Articulated figure animation, animation of an avatar in virtual environments and animation of an avatar in computer games all require an articulated figure to be animated, preferably in real-time, and preferably using low cost equipment. To animate articulated figures, two main methods can be used: dynamics and kinematics. We investigate the use of kinematics, and more precisely, inverse kinematics to animate an articulated figure. We also limit the number of motion capture devices used to only four electromagnetic trackers so as to keep the price of the system as low as possible. As such, redundancy in the articulated figure tends to be rather large. We discuss various methods for reducing such redundancy by applying constraints to the system. Finally, we implement a system to animate an articulated human upper body in real-time using only four motion capture trackers.

1.5 Organisation

  • In the next chapter, we will provide an overview of the various fields covered in this project. These include the various types of articulated figure animation, articulated figure notations, the different types of motion capture equipment available, kinematics and dynamics, and related terms.
  • In chapter three we describe an early prototype implementation to identify real-time issues for the motion capture equipment and issues of redundancy in the inverse kinematics system.
  • Chapter four describes our proposed design for reducing redundancy in various kinematics systems, and specifically for the human upper body.
  • In chapter five we discuss our implementation of the designs from chapter four.
  • In chapter six we discuss the results of this implementation.
  • Finally in chapter seven we discuss the contributions and conclusions of our work as well as some of the pitfalls uncovered during this project and ways to address them.

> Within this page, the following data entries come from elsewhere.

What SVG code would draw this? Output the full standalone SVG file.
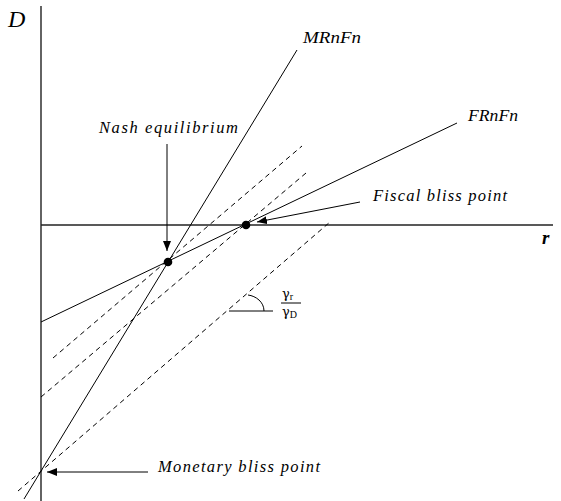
<svg xmlns="http://www.w3.org/2000/svg" width="561" height="501" viewBox="0 0 561 501">
  <style>
    .axis { stroke: #222; stroke-width: 1.4; fill: none; }
    .line { stroke: #000; stroke-width: 1; fill: none; }
    .dash { stroke: #000; stroke-width: 1; fill: none; stroke-dasharray: 5 4; }
    .arrow { stroke: #000; stroke-width: 1; fill: none; marker-end: url(#ah); }
    .lbl { font-family: "Liberation Serif", "Times New Roman", serif; font-style: italic; font-size: 16.5px; fill: #000; }
    .math { font-family: "Liberation Serif", "Times New Roman", serif; fill: #000; }
    .greek { font-family: "DejaVu Serif", "Liberation Serif", serif; fill: #000; }
    .dot { fill: #000; }
  </style>
  <defs>
    <marker id="ah" viewBox="0 0 10 8" refX="10" refY="4" markerWidth="10" markerHeight="8" markerUnits="userSpaceOnUse" orient="auto">
      <path d="M0,0 L10,4 L0,8 Z" fill="#000"/>
    </marker>
  </defs>

  <g id="axes">
    <line class="axis" x1="41" y1="6" x2="41" y2="501"/>
    <line class="axis" x1="41" y1="225" x2="553" y2="225"/>
    <text class="math" x="8" y="27" font-size="24" font-style="italic">D</text>
    <text class="math" x="542" y="244" font-size="19" font-style="italic" font-weight="bold">r</text>
  </g>

  <g id="connectors">
    <line id="mrnfn-line" class="line" x1="24" y1="499" x2="297" y2="50"/>
    <line id="frnfn-line" class="line" x1="41" y1="322" x2="457" y2="123"/>
    <line class="dash" x1="53" y1="358" x2="302" y2="146"/>
    <line class="dash" x1="41" y1="397" x2="306" y2="173"/>
    <line class="dash" x1="18" y1="491" x2="330" y2="222"/>
    <line class="arrow" x1="167" y1="144" x2="167" y2="251"/>
    <line class="arrow" x1="360" y1="202" x2="257" y2="222"/>
    <line class="arrow" x1="148" y1="472" x2="47" y2="472"/>
  </g>

  <g id="MRnFn">
    <text class="lbl" x="303" y="43" textLength="58" lengthAdjust="spacingAndGlyphs" font-size="17.5">MRnFn</text>
  </g>
  <g id="FRnFn">
    <text class="lbl" x="468" y="121" textLength="50" lengthAdjust="spacingAndGlyphs" font-size="17.5">FRnFn</text>
  </g>
  <g id="nash">
    <text class="lbl" x="99" y="133" textLength="139" lengthAdjust="spacing">Nash equilibrium</text>
    <circle class="dot" cx="168" cy="262" r="4.3"/>
  </g>
  <g id="fiscal">
    <text class="lbl" x="373" y="201" textLength="134" lengthAdjust="spacing">Fiscal bliss point</text>
    <circle class="dot" cx="246" cy="225" r="4.3"/>
  </g>
  <g id="monetary">
    <text class="lbl" x="158" y="472" textLength="162" lengthAdjust="spacing">Monetary bliss point</text>
  </g>
  <g id="slope">
    <line class="line" x1="229" y1="311" x2="273" y2="311"/>
    <path class="line" d="M248,295 C256,296 264,302 264,311"/>
    <text class="greek" x="282" y="298" font-size="13">γ<tspan class="math" font-size="10" dy="2">r</tspan></text>
    <line class="line" x1="281" y1="303" x2="301" y2="303"/>
    <text class="greek" x="282" y="316" font-size="13">γ<tspan class="math" font-size="10" dy="2">D</tspan></text>
  </g>
</svg>
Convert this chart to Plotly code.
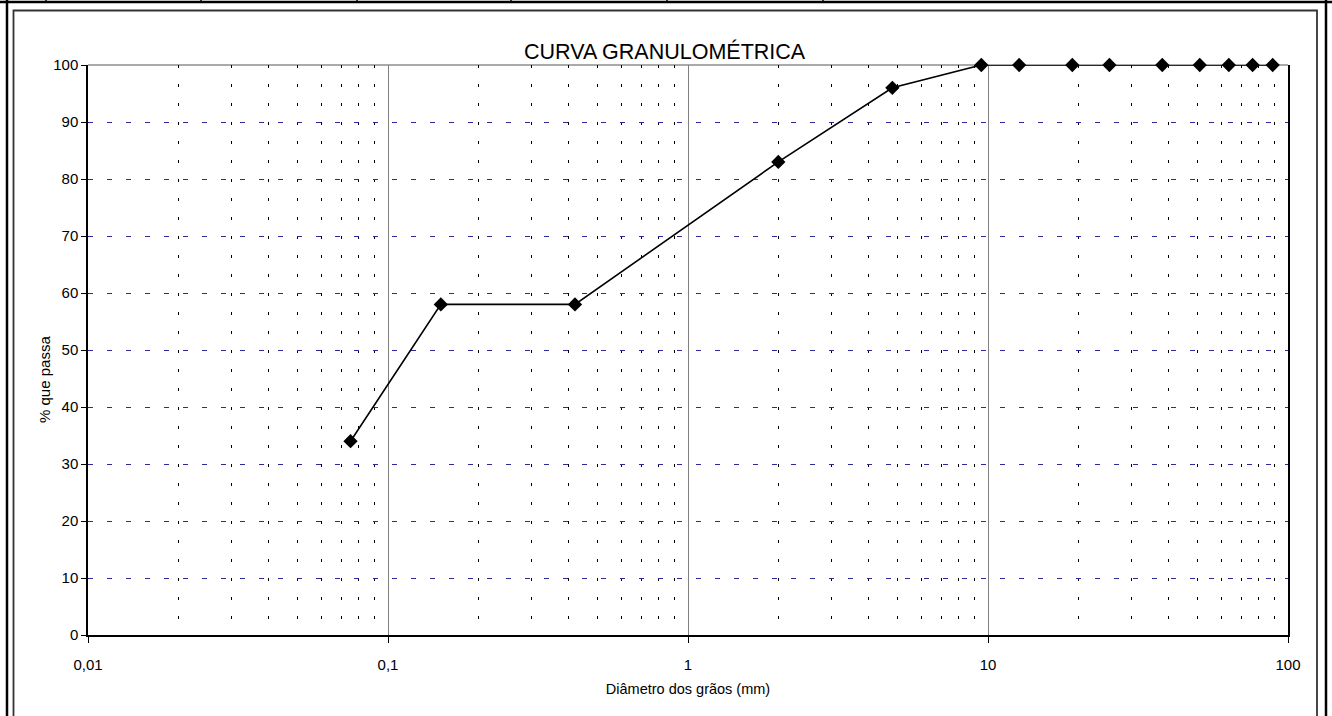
import plotly.graph_objects as go

# ---- data ----
diametro_mm = [0.075, 0.15, 0.42, 2.0, 4.8, 9.5, 12.7, 19.1, 25.4, 38.1, 50.8, 63.5, 76.2, 88.9]
pct_passa = [34, 58, 58, 83, 96, 100, 100, 100, 100, 100, 100, 100, 100, 100]

x_tickvals = [0.01, 0.1, 1, 10, 100]
x_ticktext = ["0,01", "0,1", "1", "10", "100"]
y_tickvals = [0, 10, 20, 30, 40, 50, 60, 70, 80, 90, 100]

titulo = "CURVA GRANULOMÉTRICA"
titulo_x = "Diâmetro dos grãos (mm)"
titulo_y = "% que passa"

# ---- layout geometry (pixels) ----
W, H = 1332, 716
L, R, T, B = 88, 1288, 65, 635
PW, PH = R - L, B - T


def px(xp):
    return (xp - L) / PW


def py(yp):
    return (B - yp) / PH


FONT = "Liberation Sans, Arial, sans-serif"

fig = go.Figure()
fig.add_trace(go.Scatter(
    x=diametro_mm, y=pct_passa, mode="lines+markers",
    line=dict(color="black", width=1.6),
    marker=dict(symbol="diamond", size=11, color="black"),
    showlegend=False, cliponaxis=False,
))

shapes = []
# plot-area top border
shapes.append(dict(type="line", xref="paper", yref="paper", x0=0, x1=1, y0=1, y1=1,
                   line=dict(color="#555555", width=1), layer="below"))
# outer frame (thick)
shapes.append(dict(type="line", xref="paper", yref="paper", x0=px(0), x1=px(W), y0=py(2), y1=py(2),
                   line=dict(color="black", width=2.5)))
shapes.append(dict(type="line", xref="paper", yref="paper", x0=px(7), x1=px(7), y0=py(0), y1=py(H + 5),
                   line=dict(color="black", width=2.5)))
shapes.append(dict(type="line", xref="paper", yref="paper", x0=px(1326), x1=px(1326), y0=py(0), y1=py(H + 5),
                   line=dict(color="black", width=2.5)))
for xd in [46, 201, 357, 511, 667, 823]:
    shapes.append(dict(type="line", xref="paper", yref="paper", x0=px(xd), x1=px(xd), y0=py(0), y1=py(3),
                       line=dict(color="black", width=1.5)))
# inner frame
shapes.append(dict(type="rect", xref="paper", yref="paper", x0=px(13.5), x1=px(1317), y0=py(10.5), y1=py(H + 20),
                   line=dict(color="#333333", width=1.8)))

fig.update_layout(
    width=W, height=H,
    margin=dict(l=L, r=W - R, t=T, b=H - B),
    paper_bgcolor="white", plot_bgcolor="white",
    font=dict(family=FONT, color="black", size=15),
    shapes=shapes,
    annotations=[
        dict(text=titulo, xref="paper", yref="paper", x=px(665), y=py(52), showarrow=False,
             xanchor="center", yanchor="middle", font=dict(size=21.5, family=FONT)),
        dict(text=titulo_y, xref="paper", yref="paper", x=px(45), y=py(380), showarrow=False,
             textangle=-90, xanchor="center", yanchor="middle", font=dict(size=15, family=FONT)),
    ],
)

fig.update_xaxes(
    type="log", range=[-2, 2],
    tickvals=x_tickvals, ticktext=x_ticktext,
    ticks="outside", ticklen=6, tickcolor="black", tickwidth=1,
    ticklabelstandoff=9,
    showline=True, linecolor="black", linewidth=2,
    showgrid=True, gridcolor="#808080", gridwidth=1,
    minor=dict(dtick="D1", showgrid=True, gridcolor="black", gridwidth=1, griddash="3px,16px", ticks=""),
    zeroline=False,
    title=dict(text=titulo_x, font=dict(size=14.5), standoff=12),
    tickfont=dict(size=15),
)
fig.update_yaxes(
    range=[0, 100], tickvals=y_tickvals,
    ticks="outside", ticklen=5, tickcolor="black", tickwidth=1,
    showline=True, linecolor="black", linewidth=1.5, mirror=True,
    showgrid=True, gridcolor="#2a2a9a", gridwidth=1, griddash="5px,14px",
    zeroline=False,
    tickfont=dict(size=15),
)

fig.write_html("out.html")
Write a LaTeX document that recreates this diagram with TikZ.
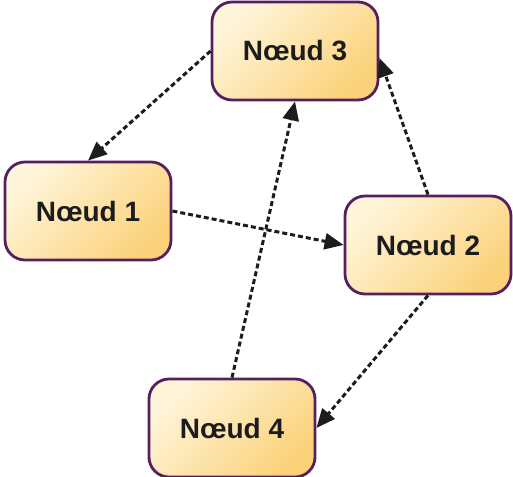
\documentclass[tikz,border=0pt]{standalone}
\usepackage{fontspec}
\setmainfont{Liberation Sans}
\usetikzlibrary{arrows.meta}
\definecolor{nodeedge}{HTML}{55205F}
\definecolor{nodelight}{HTML}{FFF5DA}
\definecolor{nodedark}{HTML}{FBD27A}
\definecolor{ink}{HTML}{1C1C1C}

\begin{document}
\begin{tikzpicture}[x=1pt,y=-1pt,
    noeud/.style={draw=nodeedge,line width=2.8pt,rounded corners=20pt,
      top color=nodelight,bottom color=nodedark,shading angle=45,
      minimum width=166pt,minimum height=98pt,text=ink,
      font=\bfseries\fontsize{28}{32}\selectfont},
    lien/.style={draw=ink,line width=3pt,dash pattern=on 5pt off 3pt,
      -{Triangle[length=19pt,width=16pt]}}]
  \useasboundingbox (0,0) rectangle (513,476);
  % the four nodes
  \node[noeud] (n3) at (295,51)  {Nœud 3};
  \node[noeud] (n1) at (88,211)  {Nœud 1};
  \node[noeud] (n2) at (428,245) {Nœud 2};
  \node[noeud] (n4) at (232,428) {Nœud 4};
  % links
  \draw[lien] (n3.west) -- (n1.north);
  \draw[lien] (n1.east) -- (n2.west);
  \draw[lien] (n2.north) -- ([yshift=-7pt]n3.east);
  \draw[lien] (n2.south) -- (n4.east);
  \draw[lien] (n4.north) -- (n3.south);
\end{tikzpicture}
\end{document}
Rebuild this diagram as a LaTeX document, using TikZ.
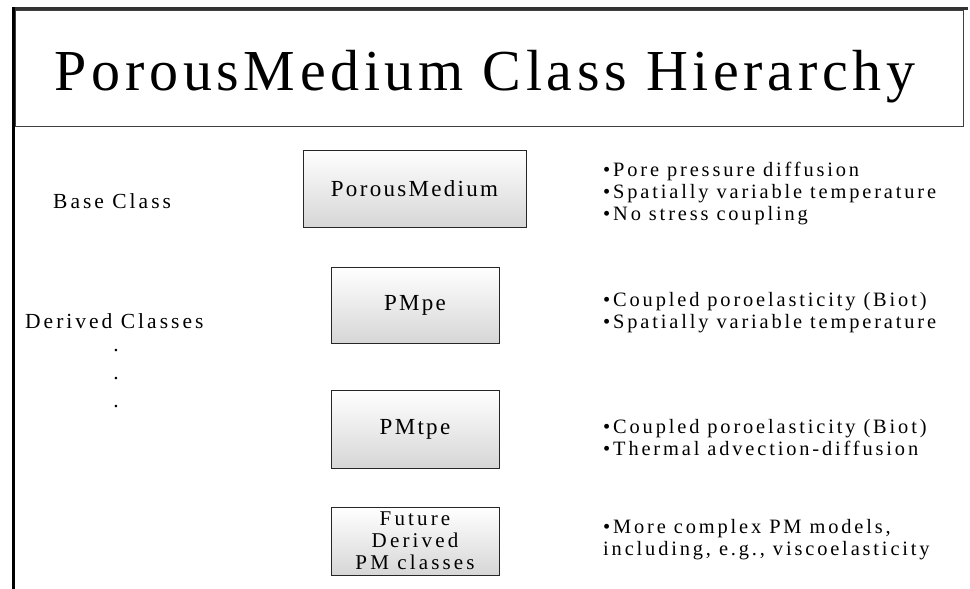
\documentclass[tikz,border=0pt]{standalone}
\usepackage{fontspec}
\setmainfont{Liberation Serif}
\newfontfamily\titlefont[LetterSpace=8]{Liberation Serif}
\newfontfamily\labelfont[LetterSpace=14]{Liberation Serif}
\newfontfamily\boxfont[LetterSpace=10]{Liberation Serif}
\newfontfamily\futurefont[LetterSpace=15]{Liberation Serif}
\begin{document}
\begin{tikzpicture}[x=1pt,y=-1pt,
  classbox/.style={draw=black!85, line width=0.9pt, top color=white,
    bottom color=black!16, inner sep=0pt, align=center,
    font=\boxfont\fontsize{23}{21.5}\selectfont},
  note/.style={anchor=base west, align=left, inner sep=0pt,
    font=\labelfont\fontsize{20.4}{21.7}\selectfont},
  sidelabel/.style={anchor=base west, inner sep=0pt,
    font=\labelfont\fontsize{21.5}{23}\selectfont}]
\useasboundingbox (0,0) rectangle (970,589);

% page frame and title banner
\draw[black!80, line width=2.4pt] (12,8.3) -- (968,8.3);
\draw[black, line width=2.7pt] (13.3,7) -- (13.3,589);
\draw[black!75, line width=0.9pt] (15,10.5) rectangle (963,126);
\node[anchor=base, inner sep=0pt, font=\titlefont\fontsize{58}{60}\selectfont]
  (title) at (485,90) {PorousMedium Class Hierarchy};

% left-hand labels
\node[sidelabel] (base) at (53,208) {Base Class};
\node[sidelabel] (derived) at (25,328) {Derived Classes};
\node[sidelabel, anchor=base] (dot1) at (116,351) {.};
\node[sidelabel, anchor=base] (dot2) at (116,379) {.};
\node[sidelabel, anchor=base] (dot3) at (116,407) {.};

% class boxes
\node[classbox, minimum width=223pt, minimum height=77pt] (pm) at (414.5,188.5) {PorousMedium};
\node[classbox, minimum width=168pt, minimum height=76pt] (pmpe) at (415,305) {PMpe};
\node[classbox, minimum width=168pt, minimum height=78pt] (pmtpe) at (415,429) {PMtpe};
\node[classbox, minimum width=168pt, minimum height=68pt,
  font=\futurefont\fontsize{21}{22}\selectfont] (future) at (415,541) {Future\\Derived\\PM classes};

% feature notes (each node is placed by the baseline of its last line)
\node[note] (n1) at (603,220) {•Pore pressure diffusion\\•Spatially variable temperature\\•No stress coupling};
\node[note] (n2) at (603,328) {•Coupled poroelasticity (Biot)\\•Spatially variable temperature};
\node[note] (n3) at (603,455) {•Coupled poroelasticity (Biot)\\•Thermal advection-diffusion};
\node[note] (n4) at (603,555) {•More complex PM models,\\including, e.g., viscoelasticity};
\end{tikzpicture}
\end{document}
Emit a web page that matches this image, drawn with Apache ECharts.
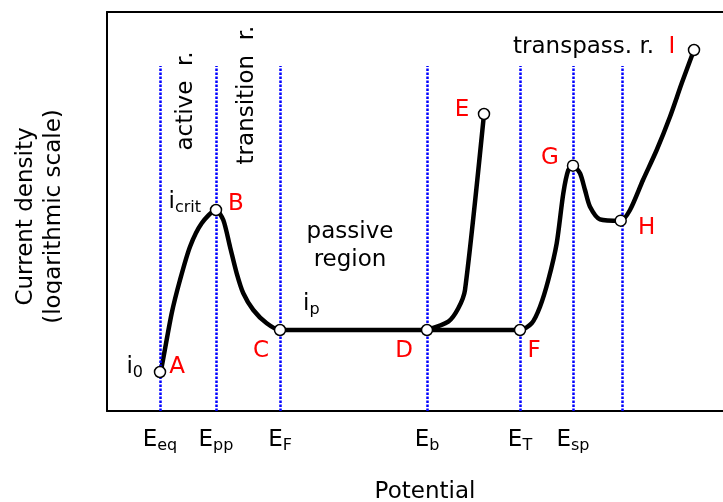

Chapter 2. Approaches to figure animation

In the seventies, much effort was put into programming computers to produce realistic images [Badler, 1987]. Since then, computers have been used to create realistic animations. These animations range from scientific visualisation of simulations to full motion films for the entertainment and advertising industry [Watt and Watt, 1992]. Computers were first used to replace the traditional two dimensional (2D) animation methods, but the computers also allowed for a fast and cheap way to create 3D animations. Currently, computer graphics imagery (CGI) is used in most animation studios, be it for the creation of traditional cartoon animation (like Disney Studios) or in 3D special effects for the latest Hollywood blockbuster motion picture. However, animation in 3D of articulated figures has been avoided by most of the CGI studios due to the difficulty of achieving an animation that is realistic.

2.1 Types of 3D animation

There are various approaches for doing 3D animation, all of which are applicable to the animation of characters. As such, we need to decide on a suitable animation system for our requirements. The most common ones are the key frame systems, the parametric systems, and the scripting systems.

2.1.1 Key Frame systems

The most popular approach to 3D animation is the three dimensional key frame system. It is based on the traditional key frame approach used in 2D animation. In the traditional 2D animation key frame approach, the chief animator specifies certain animation key frames (hence the name), and then his subordinates create the in-between frames. In the 3D key frame animation system, position and orientation of bodies are specified by the animator for certain key frames only. The system then evaluates and interpolates the in-between frames [Watt, 1989].

As an example, consider figure 2.1. In this figure, the position for a certain number of key frames are given at certain points in time, and the position for the in-between key frames are then calculated using splines.